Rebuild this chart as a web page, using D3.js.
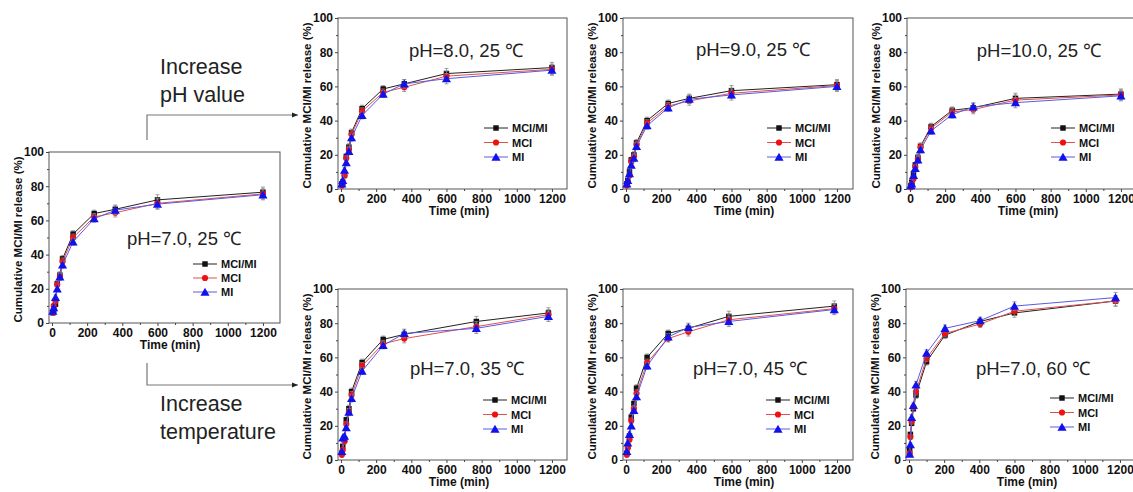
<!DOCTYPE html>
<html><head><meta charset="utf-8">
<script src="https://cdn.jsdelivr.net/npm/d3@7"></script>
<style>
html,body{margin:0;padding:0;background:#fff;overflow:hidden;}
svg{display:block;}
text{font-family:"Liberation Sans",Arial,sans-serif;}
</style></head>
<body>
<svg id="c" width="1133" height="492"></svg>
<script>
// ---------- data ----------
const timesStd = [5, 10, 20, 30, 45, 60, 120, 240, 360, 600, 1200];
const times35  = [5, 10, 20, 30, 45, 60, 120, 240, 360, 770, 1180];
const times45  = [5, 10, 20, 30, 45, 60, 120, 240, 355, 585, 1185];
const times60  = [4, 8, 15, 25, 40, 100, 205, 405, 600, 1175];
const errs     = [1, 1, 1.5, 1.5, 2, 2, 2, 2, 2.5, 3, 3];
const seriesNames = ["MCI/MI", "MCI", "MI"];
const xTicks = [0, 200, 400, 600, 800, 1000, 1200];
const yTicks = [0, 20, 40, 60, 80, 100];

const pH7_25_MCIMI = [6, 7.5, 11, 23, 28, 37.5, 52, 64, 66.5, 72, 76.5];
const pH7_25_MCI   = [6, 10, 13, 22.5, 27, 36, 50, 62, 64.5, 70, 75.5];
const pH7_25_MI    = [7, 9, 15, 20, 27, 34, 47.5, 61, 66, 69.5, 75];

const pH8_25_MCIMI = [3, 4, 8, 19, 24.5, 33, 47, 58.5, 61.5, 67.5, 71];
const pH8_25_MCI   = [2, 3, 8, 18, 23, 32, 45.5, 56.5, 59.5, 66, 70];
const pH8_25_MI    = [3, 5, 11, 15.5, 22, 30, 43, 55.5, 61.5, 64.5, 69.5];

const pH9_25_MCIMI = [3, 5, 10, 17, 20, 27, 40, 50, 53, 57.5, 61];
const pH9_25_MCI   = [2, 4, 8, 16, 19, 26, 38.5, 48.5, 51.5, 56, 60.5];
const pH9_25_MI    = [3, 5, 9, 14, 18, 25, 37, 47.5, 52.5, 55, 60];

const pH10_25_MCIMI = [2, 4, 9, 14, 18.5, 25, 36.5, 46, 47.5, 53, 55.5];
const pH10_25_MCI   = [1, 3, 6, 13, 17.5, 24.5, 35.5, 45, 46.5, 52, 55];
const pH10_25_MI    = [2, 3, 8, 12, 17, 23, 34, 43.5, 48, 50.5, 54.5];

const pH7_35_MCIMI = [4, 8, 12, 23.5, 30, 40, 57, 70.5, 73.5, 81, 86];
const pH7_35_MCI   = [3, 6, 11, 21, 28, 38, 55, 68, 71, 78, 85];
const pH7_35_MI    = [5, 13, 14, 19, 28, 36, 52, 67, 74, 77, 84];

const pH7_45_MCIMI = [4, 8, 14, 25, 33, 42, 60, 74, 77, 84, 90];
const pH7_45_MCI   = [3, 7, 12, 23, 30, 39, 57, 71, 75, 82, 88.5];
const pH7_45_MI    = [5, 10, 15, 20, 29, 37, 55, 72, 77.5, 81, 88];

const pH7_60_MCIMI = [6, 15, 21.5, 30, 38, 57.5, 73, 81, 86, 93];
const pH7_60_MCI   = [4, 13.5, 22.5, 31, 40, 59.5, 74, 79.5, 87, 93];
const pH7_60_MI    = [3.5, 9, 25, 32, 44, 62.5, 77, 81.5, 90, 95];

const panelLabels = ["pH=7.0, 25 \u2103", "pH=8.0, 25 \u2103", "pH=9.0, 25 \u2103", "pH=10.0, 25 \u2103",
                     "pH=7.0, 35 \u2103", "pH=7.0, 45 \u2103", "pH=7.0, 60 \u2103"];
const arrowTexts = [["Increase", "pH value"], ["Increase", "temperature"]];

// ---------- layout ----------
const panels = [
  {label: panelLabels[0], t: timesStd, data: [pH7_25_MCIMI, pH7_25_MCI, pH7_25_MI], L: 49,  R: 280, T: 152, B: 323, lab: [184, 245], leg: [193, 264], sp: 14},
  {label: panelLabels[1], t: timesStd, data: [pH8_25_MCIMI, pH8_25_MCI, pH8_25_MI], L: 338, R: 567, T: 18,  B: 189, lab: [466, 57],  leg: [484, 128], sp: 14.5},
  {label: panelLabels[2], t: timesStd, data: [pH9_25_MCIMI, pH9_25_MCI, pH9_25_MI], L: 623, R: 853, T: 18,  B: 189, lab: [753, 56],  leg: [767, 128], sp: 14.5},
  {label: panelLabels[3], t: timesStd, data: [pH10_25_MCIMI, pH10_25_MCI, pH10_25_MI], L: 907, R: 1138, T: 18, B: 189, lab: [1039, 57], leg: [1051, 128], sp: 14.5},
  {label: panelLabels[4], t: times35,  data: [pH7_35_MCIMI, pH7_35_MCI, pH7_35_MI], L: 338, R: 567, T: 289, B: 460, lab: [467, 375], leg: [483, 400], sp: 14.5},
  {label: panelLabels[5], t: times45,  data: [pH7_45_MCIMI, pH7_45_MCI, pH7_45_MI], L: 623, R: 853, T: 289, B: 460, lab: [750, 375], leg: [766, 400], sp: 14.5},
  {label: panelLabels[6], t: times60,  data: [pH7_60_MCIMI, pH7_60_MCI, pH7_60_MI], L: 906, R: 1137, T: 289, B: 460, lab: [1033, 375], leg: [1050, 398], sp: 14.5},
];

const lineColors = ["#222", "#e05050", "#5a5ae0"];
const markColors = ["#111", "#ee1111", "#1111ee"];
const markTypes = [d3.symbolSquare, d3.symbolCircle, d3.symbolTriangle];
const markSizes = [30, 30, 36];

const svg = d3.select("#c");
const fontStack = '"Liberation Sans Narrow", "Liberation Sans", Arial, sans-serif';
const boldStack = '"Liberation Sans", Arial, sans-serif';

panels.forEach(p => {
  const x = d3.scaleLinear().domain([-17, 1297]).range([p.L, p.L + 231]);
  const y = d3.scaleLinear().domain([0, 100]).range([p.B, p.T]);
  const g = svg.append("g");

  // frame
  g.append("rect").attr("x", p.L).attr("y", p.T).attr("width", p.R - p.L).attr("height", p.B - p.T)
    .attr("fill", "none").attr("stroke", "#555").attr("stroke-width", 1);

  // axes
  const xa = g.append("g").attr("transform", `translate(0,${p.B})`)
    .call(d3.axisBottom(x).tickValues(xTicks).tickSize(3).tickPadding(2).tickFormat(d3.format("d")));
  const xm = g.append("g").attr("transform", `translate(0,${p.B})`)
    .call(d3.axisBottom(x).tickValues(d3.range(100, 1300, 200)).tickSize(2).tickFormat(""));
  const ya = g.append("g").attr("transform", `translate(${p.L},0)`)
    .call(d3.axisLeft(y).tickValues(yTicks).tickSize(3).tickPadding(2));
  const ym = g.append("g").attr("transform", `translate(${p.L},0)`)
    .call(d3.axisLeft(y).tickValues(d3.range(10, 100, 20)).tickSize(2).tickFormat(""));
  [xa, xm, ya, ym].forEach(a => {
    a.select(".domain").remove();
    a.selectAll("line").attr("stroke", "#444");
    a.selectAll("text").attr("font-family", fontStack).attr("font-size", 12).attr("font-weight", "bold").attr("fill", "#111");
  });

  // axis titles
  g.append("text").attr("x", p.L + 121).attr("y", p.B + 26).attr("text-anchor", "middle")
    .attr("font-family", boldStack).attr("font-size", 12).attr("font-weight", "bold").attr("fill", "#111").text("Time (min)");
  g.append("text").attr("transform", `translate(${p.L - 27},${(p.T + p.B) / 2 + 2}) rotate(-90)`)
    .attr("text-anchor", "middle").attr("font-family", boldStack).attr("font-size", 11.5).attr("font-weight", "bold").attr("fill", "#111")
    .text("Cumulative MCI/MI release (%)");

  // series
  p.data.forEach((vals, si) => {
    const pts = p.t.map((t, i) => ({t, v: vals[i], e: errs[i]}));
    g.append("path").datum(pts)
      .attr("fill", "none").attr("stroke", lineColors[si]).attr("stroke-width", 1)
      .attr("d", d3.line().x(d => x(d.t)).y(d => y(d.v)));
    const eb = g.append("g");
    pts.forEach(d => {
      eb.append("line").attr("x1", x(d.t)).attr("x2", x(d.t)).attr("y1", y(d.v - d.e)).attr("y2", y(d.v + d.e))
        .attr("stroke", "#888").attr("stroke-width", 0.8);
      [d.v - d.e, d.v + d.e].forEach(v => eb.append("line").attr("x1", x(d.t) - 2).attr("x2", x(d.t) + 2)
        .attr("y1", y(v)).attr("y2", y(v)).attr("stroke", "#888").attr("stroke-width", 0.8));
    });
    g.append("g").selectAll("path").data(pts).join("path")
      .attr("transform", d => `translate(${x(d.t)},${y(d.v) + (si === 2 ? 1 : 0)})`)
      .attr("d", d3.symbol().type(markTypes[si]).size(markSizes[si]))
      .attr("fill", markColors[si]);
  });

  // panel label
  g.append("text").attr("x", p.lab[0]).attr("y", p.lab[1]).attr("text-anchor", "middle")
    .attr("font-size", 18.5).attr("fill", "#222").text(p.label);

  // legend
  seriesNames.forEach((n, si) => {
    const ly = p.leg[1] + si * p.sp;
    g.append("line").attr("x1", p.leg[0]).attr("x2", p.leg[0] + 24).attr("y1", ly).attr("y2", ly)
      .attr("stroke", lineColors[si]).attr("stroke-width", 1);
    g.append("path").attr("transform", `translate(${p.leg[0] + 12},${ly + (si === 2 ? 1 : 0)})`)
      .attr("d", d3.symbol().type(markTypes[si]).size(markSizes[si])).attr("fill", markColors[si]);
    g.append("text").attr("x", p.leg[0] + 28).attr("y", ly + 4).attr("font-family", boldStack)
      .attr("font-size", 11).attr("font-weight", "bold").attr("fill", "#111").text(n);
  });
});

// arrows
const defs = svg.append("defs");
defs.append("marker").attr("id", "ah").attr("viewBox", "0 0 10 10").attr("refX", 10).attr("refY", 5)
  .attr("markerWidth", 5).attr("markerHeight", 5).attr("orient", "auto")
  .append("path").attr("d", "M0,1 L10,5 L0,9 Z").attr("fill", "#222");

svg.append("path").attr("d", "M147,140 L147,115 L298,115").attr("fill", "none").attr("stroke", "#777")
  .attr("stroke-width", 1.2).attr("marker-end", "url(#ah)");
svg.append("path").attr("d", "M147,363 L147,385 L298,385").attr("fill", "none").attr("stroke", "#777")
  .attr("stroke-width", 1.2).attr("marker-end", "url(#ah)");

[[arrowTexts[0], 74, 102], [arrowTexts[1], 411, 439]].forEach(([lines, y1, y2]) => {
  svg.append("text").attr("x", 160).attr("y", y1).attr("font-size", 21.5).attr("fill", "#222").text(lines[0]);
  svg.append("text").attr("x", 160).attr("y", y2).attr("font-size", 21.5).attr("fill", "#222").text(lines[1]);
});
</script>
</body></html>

====

## Goal
From the first line above to the line containing "74, 77, 84];", repeat each line exactly. Pictures stay out.

## Result below
Rebuild this chart as a web page, using D3.js.
<!DOCTYPE html>
<html><head><meta charset="utf-8">
<script src="https://cdn.jsdelivr.net/npm/d3@7"></script>
<style>
html,body{margin:0;padding:0;background:#fff;overflow:hidden;}
svg{display:block;}
text{font-family:"Liberation Sans",Arial,sans-serif;}
</style></head>
<body>
<svg id="c" width="1133" height="492"></svg>
<script>
// ---------- data ----------
const timesStd = [5, 10, 20, 30, 45, 60, 120, 240, 360, 600, 1200];
const times35  = [5, 10, 20, 30, 45, 60, 120, 240, 360, 770, 1180];
const times45  = [5, 10, 20, 30, 45, 60, 120, 240, 355, 585, 1185];
const times60  = [4, 8, 15, 25, 40, 100, 205, 405, 600, 1175];
const errs     = [1, 1, 1.5, 1.5, 2, 2, 2, 2, 2.5, 3, 3];
const seriesNames = ["MCI/MI", "MCI", "MI"];
const xTicks = [0, 200, 400, 600, 800, 1000, 1200];
const yTicks = [0, 20, 40, 60, 80, 100];

const pH7_25_MCIMI = [6, 7.5, 11, 23, 28, 37.5, 52, 64, 66.5, 72, 76.5];
const pH7_25_MCI   = [6, 10, 13, 22.5, 27, 36, 50, 62, 64.5, 70, 75.5];
const pH7_25_MI    = [7, 9, 15, 20, 27, 34, 47.5, 61, 66, 69.5, 75];

const pH8_25_MCIMI = [3, 4, 8, 19, 24.5, 33, 47, 58.5, 61.5, 67.5, 71];
const pH8_25_MCI   = [2, 3, 8, 18, 23, 32, 45.5, 56.5, 59.5, 66, 70];
const pH8_25_MI    = [3, 5, 11, 15.5, 22, 30, 43, 55.5, 61.5, 64.5, 69.5];

const pH9_25_MCIMI = [3, 5, 10, 17, 20, 27, 40, 50, 53, 57.5, 61];
const pH9_25_MCI   = [2, 4, 8, 16, 19, 26, 38.5, 48.5, 51.5, 56, 60.5];
const pH9_25_MI    = [3, 5, 9, 14, 18, 25, 37, 47.5, 52.5, 55, 60];

const pH10_25_MCIMI = [2, 4, 9, 14, 18.5, 25, 36.5, 46, 47.5, 53, 55.5];
const pH10_25_MCI   = [1, 3, 6, 13, 17.5, 24.5, 35.5, 45, 46.5, 52, 55];
const pH10_25_MI    = [2, 3, 8, 12, 17, 23, 34, 43.5, 48, 50.5, 54.5];

const pH7_35_MCIMI = [4, 8, 12, 23.5, 30, 40, 57, 70.5, 73.5, 81, 86];
const pH7_35_MCI   = [3, 6, 11, 21, 28, 38, 55, 68, 71, 78, 85];
const pH7_35_MI    = [5, 13, 14, 19, 28, 36, 52, 67, 74, 77, 84];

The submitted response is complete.